So, after a whirlwind week in Montreal, I’m still more confused than ever. I liked the school, but still can’t help but wonder if I’m at all prepared for university. I’ve come to realize how safe I feel in Saint John, I’m never afraid there. Montreal, on the other hand… well God only knows. I’m facing one of the biggest decisions I’ve ever had to face in choosing whether to stay or to go. ‘There’s a boat, I could sail away. There’s the sky, I could catch a plane. There’s a train, there’s the tracks. I could leave and I could choose to not come back..’ It’s recently been brought to my attention that I have spent my life in a bubble. And so it all comes down to one thought, am I ready to leave the familiarity of the bubble for the things I’ve dreamed about my whole life? While the answer seems simple in print, it is much harder in reality.
..moving in circles, running with so little time. [Montreal, Blue Rodeo]
Well loyal followers, here we are on day two in Montreal. So far I’ve seen the new Narnia film, gotten frostbite, thrown away my favorite pair of boots, rode the metro (subway for some of you), seen an amazing giant Christmas tree and stood where The Beatles once played. I can only imagine what the rest of the week will bring.
Tomorrow’s adventures will include; a trip to a potential school (www.concordia.ca), seeing the childhood home of Christopher Plummer (I hope) and dinner with my good friend Scott. Scott is here this week (the same week as I) on business. How ironic that we have to both leave the province to finally make plans with one another.

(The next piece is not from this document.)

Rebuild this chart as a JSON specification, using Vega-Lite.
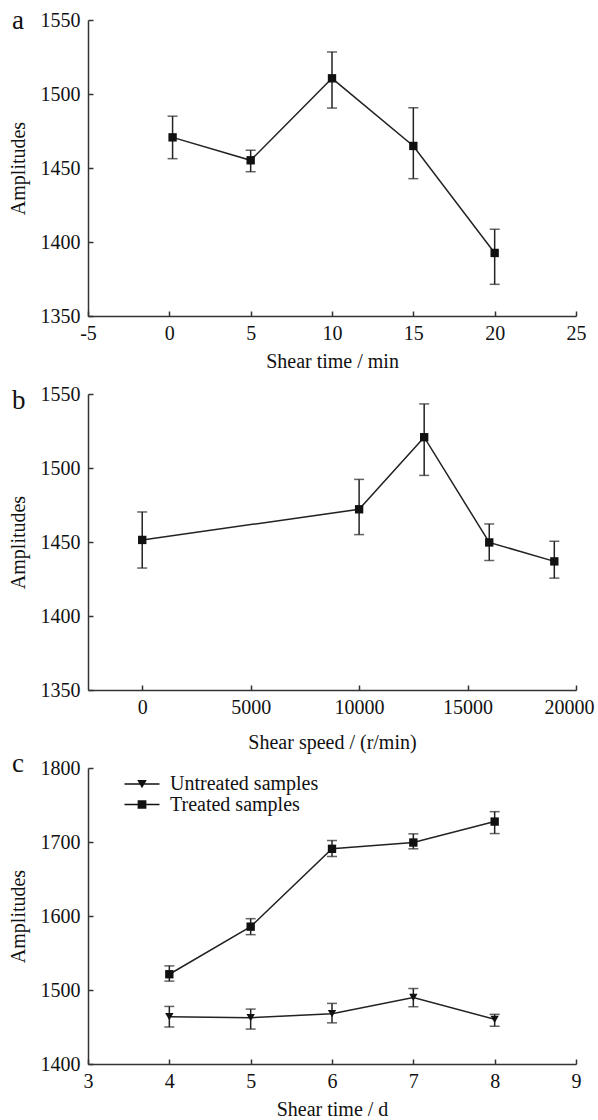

And as to whether or not Montreal is winning its trial run; well only time will tell. I’ve never been more confused than I am about this city, a part of me is thrilled to my fingertips about it and another part of me just wants to run back to Saint John and the familiarity that I find there. It’s funny, isn’t it? I wanted out so badly and now I’m out for a bit and I’m so confused as to whether or not I want to stay gone. With Saint John, it took me three months before I could leave my apartment without getting lost, and they don’t even HAVE a metro. Christ, and here I would be going to school so I would just be thrown into the middle of it; like when they teach someone to swim against their will by practically drowning them.
Alas, who knows. Maybe my big sister will help me. And that’s the other thing, am I really ready to give up Maggie who is, for all intents and purposes, my other half.. for a sister who hasn’t known me for the past eight years. I guess we’ll find out..
So, here it is: while most people choose to relax on their weekends (or any other days they may have off), I seem to instead choose to go into overdrive. It’s absolute madness, I go from zero to sixty throughout the week and then when the weekend comes around, I go from sixty to one hundred. Madness, I say!
So this is my birthday week and I have so much to do. I’ve got to learn my lines for the ‘Calling’ rehearsal (last one before shooting), I’ve got to purchase last minute items needed for my trip, I’ve got to pack for said trip, I’ve got to squeeze in time with friends and family that I have kind of abandoned recently and last but not least…I have to celebrate my birthday.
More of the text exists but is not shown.